In-process measurements of full field stress birefringence and velocities in polymer melt flows

Abrupt contraction geometry dies have been fitted to recirculation instruments capable of small scale melt processing, and to a 38 mm single screw extruder. Flow induced birefringence has been used to determine the stresses in the polymer melts within each extrusion die. Stresses are determined at the intersection of isochromatic and isoclinic fringes. Stress birefringent studies have been conducted on blends of 95% deuterated and 5% monodisperse polystyrenes of molecular weights approximately 100 k and 200 k. Centreline principal stress profiles of branched and linear polymers are compared for each geometry.
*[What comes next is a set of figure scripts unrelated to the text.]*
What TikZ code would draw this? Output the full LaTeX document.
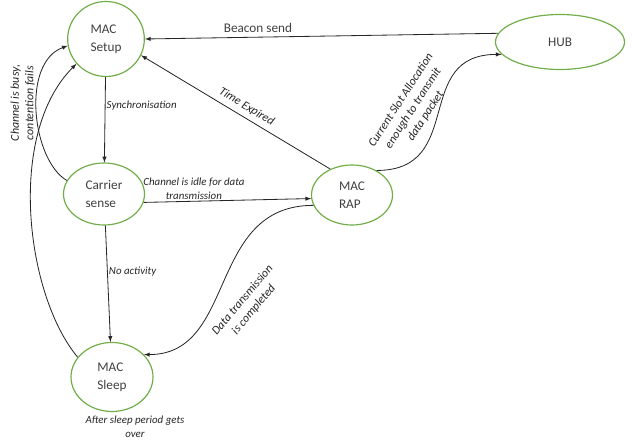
\documentclass[tikz,border=0pt]{standalone}
\usepackage{fontspec}
\setmainfont{Carlito}
\usepackage{tikz}
\usetikzlibrary{shapes.geometric, arrows}
\definecolor{stategreen}{RGB}{112, 173, 71}
\definecolor{statetext}{RGB}{64, 64, 64}

\begin{document}
\begin{tikzpicture}[
    state/.style={
        ellipse,
        draw=stategreen,
        fill=white,
        line width=1pt,
        inner sep=0pt,
        align=left,
        text=statetext,
        font=\fontsize{11.3}{15.3}\selectfont
    },
    arrow/.style={
        ->,
        >=latex,
        line width=0.7pt,
        black!85
    },
    lbl/.style={
        font=\fontsize{9.3}{12}\selectfont\itshape,
        text=black!85,
        align=center,
        inner sep=1pt
    },
    rlbl/.style={
        lbl,
        font=\fontsize{10.2}{12.5}\selectfont\itshape
    }
]

% Page frame
\useasboundingbox (0,0) rectangle (18.96,13.2);

% States
\node[state, minimum width=2.3cm, minimum height=2.25cm] (setup) at (3.18,12.03) {MAC\\Setup};
\node[state, minimum width=2.43cm, minimum height=1.86cm] (carrier) at (3.12,7.38) {Carrier\\sense};
\node[state, minimum width=2.46cm, minimum height=2.07cm] (sleep) at (3.36,1.89) {MAC\\Sleep};
\node[state, minimum width=2.43cm, minimum height=1.8cm] (rap) at (10.56,7.35) {MAC\\RAP};
\node[state, minimum width=3.87cm, minimum height=1.65cm] (hub) at (16.8,11.94) {HUB};

% Transitions
\draw[arrow] (hub.172) -- node[above, pos=0.68, text=statetext, font=\fontsize{11.3}{14}\selectfont] {Beacon send} (setup.east);
\draw[arrow] (setup) -- node[lbl, right, pos=0.33] {Synchronisation} (carrier);
\draw[arrow] (carrier.-12) -- node[lbl, above, pos=0.3] {Channel is idle for data\\transmission} (rap.-175);
\draw[arrow] (carrier) -- node[lbl, right, pos=0.4] {No activity} (sleep);
\draw[arrow] (rap.130) -- node[rlbl, sloped, above=3pt, pos=0.47] {Time Expired} (setup.-25);
\draw[arrow] (rap.45) .. controls +(right:2.7) and +(left:2.7) .. (hub.192);
\draw[arrow] (rap.195) .. controls +(left:3.2) and +(right:2.8) .. (sleep.35);
\draw[arrow] (carrier.160) .. controls +(150:1.2) and +(200:1.5) .. (setup.190);
\draw[arrow] (sleep.150) .. controls +(130:2.4) and +(225:3) .. (setup.220);

% Curve labels
\node[rlbl, rotate=90] (busylbl) at (0.68,10.11) {Channel is busy,\\contention fails};
\node[rlbl, rotate=57] (slotlbl) at (12.4,9.95) {Current Slot Allocation\\enough to transmit\\data packet};
\node[rlbl, rotate=50] (donelbl) at (7.45,4.05) {Data transmission\\is completed};
\node[lbl] (sleeplbl) at (4.05,0.39) {After sleep period gets\\over};

\end{tikzpicture}
\end{document}
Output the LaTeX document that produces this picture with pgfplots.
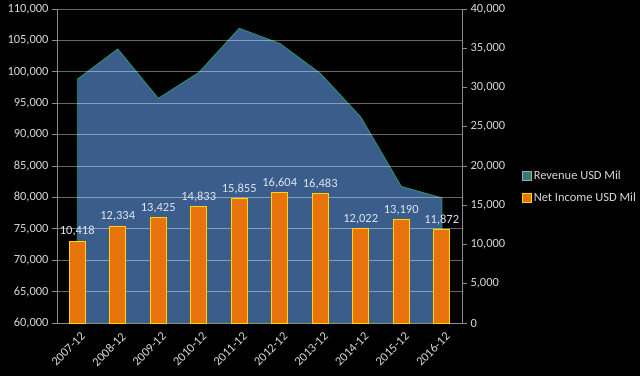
\documentclass[border=0pt]{standalone}
\usepackage{pgfplots}
\pgfplotsset{compat=1.18}
\usepackage{fontspec}
\setmainfont{Carlito}
\definecolor{areafill}{RGB}{59,93,139}
\definecolor{areaedge}{RGB}{44,140,110}
\definecolor{barfill}{RGB}{232,114,12}
\definecolor{baredge}{RGB}{255,215,0}
\definecolor{txt}{RGB}{217,217,217}
\definecolor{lbl}{RGB}{220,230,242}
\definecolor{axgray}{RGB}{140,140,140}
\definecolor{legteal}{RGB}{46,125,122}
\begin{document}
\begin{tikzpicture}[x=1bp,y=1bp]
\fill[black] (0,0) rectangle (640,376);
\pgfplotsset{
  every axis/.append style={
    at={(57bp,53bp)}, anchor=south west,
    width=405bp, height=314bp, scale only axis,
    xmin=-0.5, xmax=9.5,
    scaled y ticks=false, scaled x ticks=false,
    tick label style={font=\fontsize{12.5}{14}\selectfont, text=txt},
    tick align=outside,
    axis line style={axgray, line width=0.8pt},
    major tick style={axgray, line width=0.8pt},
    minor tick style={axgray, line width=0.8pt},
    major tick length=5bp, minor tick length=5bp,
  }
}
\begin{axis}[
  axis x line*=bottom, axis y line*=left,
  ymin=60000, ymax=110000,
  ytick={60000,65000,70000,75000,80000,85000,90000,95000,100000,105000,110000},
  yticklabels={{60,000},{65,000},{70,000},{75,000},{80,000},{85,000},{90,000},{95,000},{100,000},{105,000},{110,000}},
  ymajorgrids,
  grid style={white, opacity=0.4, line width=0.8pt},
  axis on top,
  xtick={0,1,2,3,4,5,6,7,8,9},
  xticklabels={2007-12,2008-12,2009-12,2010-12,2011-12,2012-12,2013-12,2014-12,2015-12,2016-12},
  xticklabel style={rotate=45, anchor=north east, xshift=3bp, yshift=-1bp},
  xtick style={draw=none},
  minor xtick={-0.5,0.5,1.5,2.5,3.5,4.5,5.5,6.5,7.5,8.5,9.5},
]
\addplot[fill=areafill, draw=areaedge, line width=1pt] coordinates {
(0,98786) (1,103630) (2,95758) (3,99870) (4,106916) (5,104507) (6,99751) (7,92793) (8,81741) (9,79919)
} \closedcycle;
\end{axis}
\begin{axis}[
  axis y line*=right, axis x line=none,
  ymin=0, ymax=40000,
  ytick={0,5000,10000,15000,20000,25000,30000,35000,40000},
  yticklabels={0,{5,000},{10,000},{15,000},{20,000},{25,000},{30,000},{35,000},{40,000}},
  ybar, bar width=16bp,
  point meta=explicit symbolic,
  nodes near coords,
  every node near coord/.append style={font=\fontsize{12.5}{14}\selectfont, text=lbl, anchor=south, yshift=1bp},
  legend style={at={(1.14,0.433)}, anchor=west, fill=none, draw=none, text=txt,
    font=\fontsize{12.5}{14}\selectfont, row sep=8bp,
    legend cell align=left},
  legend image code/.code={\draw[#1] (0bp,-4.5bp) rectangle (9bp,4.5bp);},
]
\addlegendimage{fill=legteal, draw=gray!70}
\addlegendentry{Revenue USD Mil}
\addplot[fill=barfill, draw=baredge, line width=0.9pt] coordinates {
(0,10418) [10,418] (1,12334) [12,334] (2,13425) [13,425] (3,14833) [14,833] (4,15855) [15,855]
(5,16604) [16,604] (6,16483) [16,483] (7,12022) [12,022] (8,13190) [13,190] (9,11872) [11,872]
};
\addlegendentry{Net Income USD Mil}
\end{axis}
\pgfresetboundingbox
\useasboundingbox (0,0) rectangle (640,376);
\end{tikzpicture}
\end{document}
The principal stress difference (PSD) profiles of the polystyrenes are nominally similar to those of the LDPE evaluated. In comparing branched and linear polyolefins, the LDPE exhibits a much greater number of fringes and, correspondingly higher values of first normal stress difference, at entry and exit flows to the abrupt contraction geometry compared to the HDPE melt studied. Velocity fields have been quantified for the different flow conditions utilising the laser sheet lighting technique coupled with seeding the flow with glass tracer particles. The acceleration towards the slit entry is clearly apparent and profiles are seen similar, in form at least, to those for Newtonian free jets.